Да, начнем сразу со второго, откажемся от первого этажа. Но, с другой стороны, мы понимаем, что в этом есть некоторая эстетика. И она не случайно рождается. Она очень созвучна тому, что происходит в это время и в живописи, и в поэзии. Вспомните, у Маяковского: «В небеса шарахаем железобетон». Вот и авангардисты делают буквально это. Они берут железобетон, но не придавливают его к земле, а поднимают его в небеса. Еще одна очень важная вещь. Мы видим, что у здания полностью стеклянный экран. Четырехэтажный дом, и у него сплошная стеклянная стена.
Авангард – это архитектура, искусство скорости, динамики, нового машинного века. Поэтому ничто не должно быть вечно, ничто не должно быть на месте. Все должно быть в движении, в том числе и пространство. И поэтому нет границы между внутренним и внешним пространством. Стараются по максимуму стереть. Что такое мой интерьер, когда я сижу в этом здании? Обоев нет. Мой интерьер – это люди, которые там ходят, это деревья, которые там растут, это машины, которые ездят, они вместо обоев. И наоборот, когда здание подсвечено вечером. Что такое его фасад? Это больше не лепнина, не колонны, а это люди и мебель, которые расставлены, которые все видны снаружи, когда ты смотришь на это здание.

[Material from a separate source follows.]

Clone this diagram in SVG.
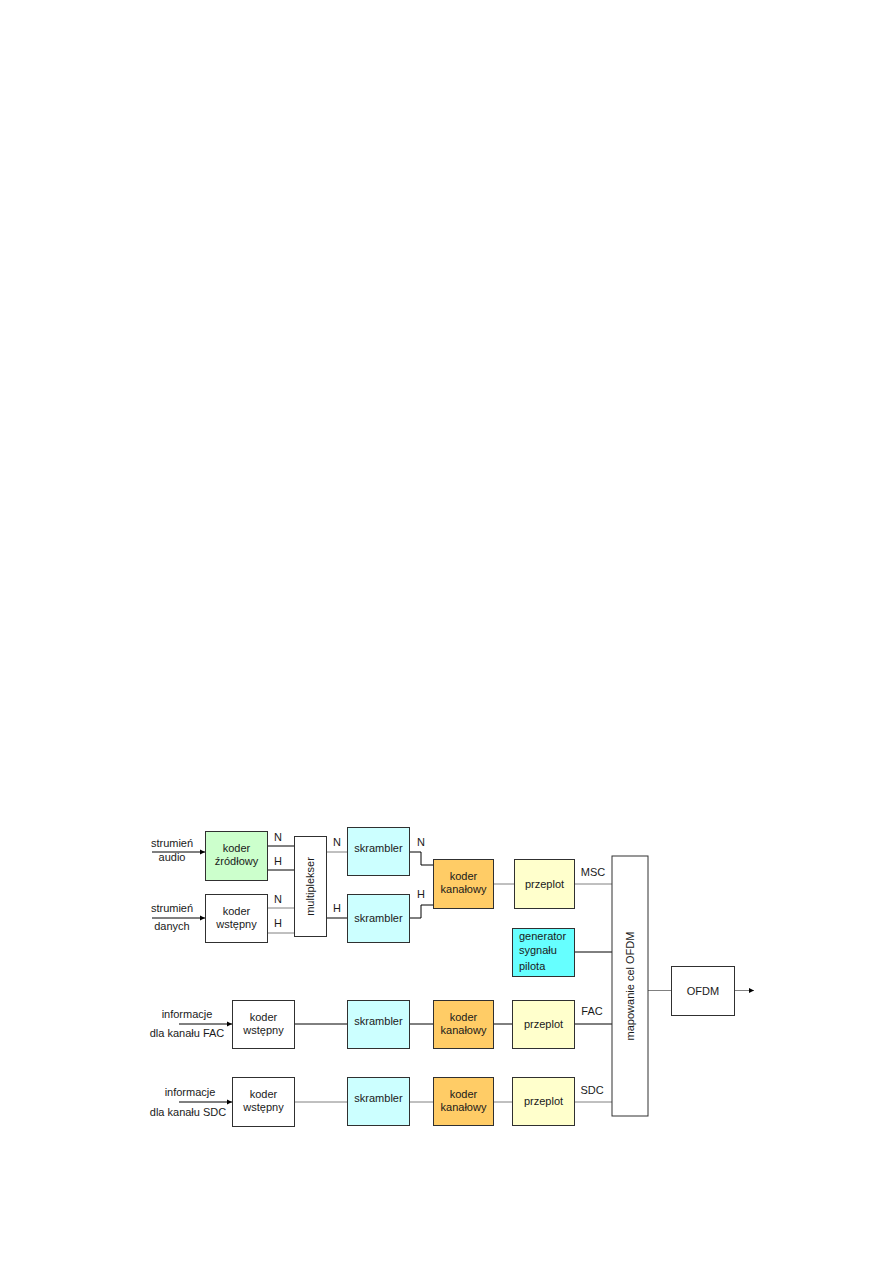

Здесь на самом деле очень спорно, во-первых, никаких особо инженерных вещей нет, все еще размер оконных листов довольно маленький. Это еще даже не 1960-е, и тем более не Москва-сити и современные небоскребы. Единственный способ это гидроизолировать – полуметровое расстояние между оконными рамами. Поэтому это, конечно, на мой взгляд, чистая уступка эстетике в ущерб целесообразности.
Да-да, очевидно, что отапливать это было гораздо сложнее, чем если бы они просто сделали кирпичные стены. То есть идея о том, что авангард – это архитектура целесообразности, она слишком преувеличена, они так пытались сделать вид. На самом деле там очень много эстетства, которое абсолютно не выдерживает никакой критики с точки зрения расходов финансов или расходов на эксплуатацию, на поддержку здания потом в работоспособном состоянии. А вот это ощущение текучести везде есть. Вот лестничная клетка, с нее я вижу помещение, из помещения я вижу следующее помещение, отовсюду я вижу улицу. То есть пространство все время течет.
Да.
И я хотел бы вернуться к вашему слову «конструктивизм». Было время, как и в литературе, так и в искусстве, когда были всякие «измы». Там, эгофутуризм, кубофутуризм, лучизм, фовизм. В общем, «измов» было миллион. В архитектуре было что-то типа того. Конструктивисты были одним конкретным творческим объединением. Типа НКО. Вот мы с вами собрались и сделали некоммерческую организацию. У нас десять человек. Все мы конструктивисты. А остальных они конструктивистами не считали, например. Наоборот, они считали, что все остальные ошибаются, естественно, только они правы, они конструктивисты, а все остальные неизвестно кто. Формалисты и так далее. Один из моих любимейших конструктивистов как раз – член этой группы Иван Леонидов. Автор нереализованного института Ленина на Воробьевых горах, проект 1927 года. Чистая абстракция. Огромный шар под библиотечный зал, читальню. Огромный параллелепипед стеклянный – книжное хранилище. И все на гигантском цилиндрическом постаменте стоит. Ну, опять-таки, это ощущение нового пространства текучего мы тоже здесь чувствуем.